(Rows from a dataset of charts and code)

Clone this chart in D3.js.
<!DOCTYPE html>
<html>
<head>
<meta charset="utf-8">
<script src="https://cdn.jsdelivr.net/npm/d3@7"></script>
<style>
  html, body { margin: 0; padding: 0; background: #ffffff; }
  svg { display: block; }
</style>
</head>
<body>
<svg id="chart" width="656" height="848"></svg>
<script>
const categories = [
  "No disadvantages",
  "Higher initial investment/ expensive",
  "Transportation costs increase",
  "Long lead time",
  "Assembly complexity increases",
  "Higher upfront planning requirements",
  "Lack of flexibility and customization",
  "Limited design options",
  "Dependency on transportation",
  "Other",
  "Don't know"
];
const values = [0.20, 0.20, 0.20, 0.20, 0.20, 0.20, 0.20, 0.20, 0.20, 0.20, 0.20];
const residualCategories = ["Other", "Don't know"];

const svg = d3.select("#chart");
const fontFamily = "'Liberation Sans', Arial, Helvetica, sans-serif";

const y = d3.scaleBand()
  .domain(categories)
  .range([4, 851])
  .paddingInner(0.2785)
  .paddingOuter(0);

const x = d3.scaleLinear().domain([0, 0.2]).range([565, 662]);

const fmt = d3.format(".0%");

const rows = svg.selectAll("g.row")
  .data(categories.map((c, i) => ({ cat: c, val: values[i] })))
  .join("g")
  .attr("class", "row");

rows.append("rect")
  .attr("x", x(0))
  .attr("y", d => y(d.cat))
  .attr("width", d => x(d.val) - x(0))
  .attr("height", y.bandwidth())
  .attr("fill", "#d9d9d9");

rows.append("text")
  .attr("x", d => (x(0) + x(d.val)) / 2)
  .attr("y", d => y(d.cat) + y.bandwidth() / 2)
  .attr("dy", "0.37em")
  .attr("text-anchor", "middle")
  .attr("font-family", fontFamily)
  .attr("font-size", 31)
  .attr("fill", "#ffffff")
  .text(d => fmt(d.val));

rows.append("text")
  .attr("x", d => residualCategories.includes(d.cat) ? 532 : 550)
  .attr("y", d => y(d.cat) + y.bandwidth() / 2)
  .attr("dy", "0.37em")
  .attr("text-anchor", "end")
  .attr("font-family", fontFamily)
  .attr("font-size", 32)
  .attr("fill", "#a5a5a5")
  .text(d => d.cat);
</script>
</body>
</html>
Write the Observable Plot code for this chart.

**What you will do**
Restate each record exactly as written.

**Solved problem**
Clone this chart in D3.js.
<!DOCTYPE html>
<html>
<head>
<meta charset="utf-8">
<script src="https://cdn.jsdelivr.net/npm/d3@7"></script>
<style>
  html, body { margin: 0; padding: 0; background: #ffffff; }
  svg { display: block; }
</style>
</head>
<body>
<svg id="chart" width="656" height="848"></svg>
<script>
const categories = [
  "No disadvantages",
  "Higher initial investment/ expensive",
  "Transportation costs increase",
  "Long lead time",
  "Assembly complexity increases",
  "Higher upfront planning requirements",
  "Lack of flexibility and customization",
  "Limited design options",
  "Dependency on transportation",
  "Other",
  "Don't know"
];
const values = [0.20, 0.20, 0.20, 0.20, 0.20, 0.20, 0.20, 0.20, 0.20, 0.20, 0.20];
const residualCategories = ["Other", "Don't know"];

const svg = d3.select("#chart");
const fontFamily = "'Liberation Sans', Arial, Helvetica, sans-serif";

const y = d3.scaleBand()
  .domain(categories)
  .range([4, 851])
  .paddingInner(0.2785)
  .paddingOuter(0);

const x = d3.scaleLinear().domain([0, 0.2]).range([565, 662]);

const fmt = d3.format(".0%");

const rows = svg.selectAll("g.row")
  .data(categories.map((c, i) => ({ cat: c, val: values[i] })))
  .join("g")
  .attr("class", "row");

rows.append("rect")
  .attr("x", x(0))
  .attr("y", d => y(d.cat))
  .attr("width", d => x(d.val) - x(0))
  .attr("height", y.bandwidth())
  .attr("fill", "#d9d9d9");

rows.append("text")
  .attr("x", d => (x(0) + x(d.val)) / 2)
  .attr("y", d => y(d.cat) + y.bandwidth() / 2)
  .attr("dy", "0.37em")
  .attr("text-anchor", "middle")
  .attr("font-family", fontFamily)
  .attr("font-size", 31)
  .attr("fill", "#ffffff")
  .text(d => fmt(d.val));

rows.append("text")
  .attr("x", d => residualCategories.includes(d.cat) ? 532 : 550)
  .attr("y", d => y(d.cat) + y.bandwidth() / 2)
  .attr("dy", "0.37em")
  .attr("text-anchor", "end")
  .attr("font-family", fontFamily)
  .attr("font-size", 32)
  .attr("fill", "#a5a5a5")
  .text(d => d.cat);
</script>
</body>
</html>
Write the Observable Plot code for this chart.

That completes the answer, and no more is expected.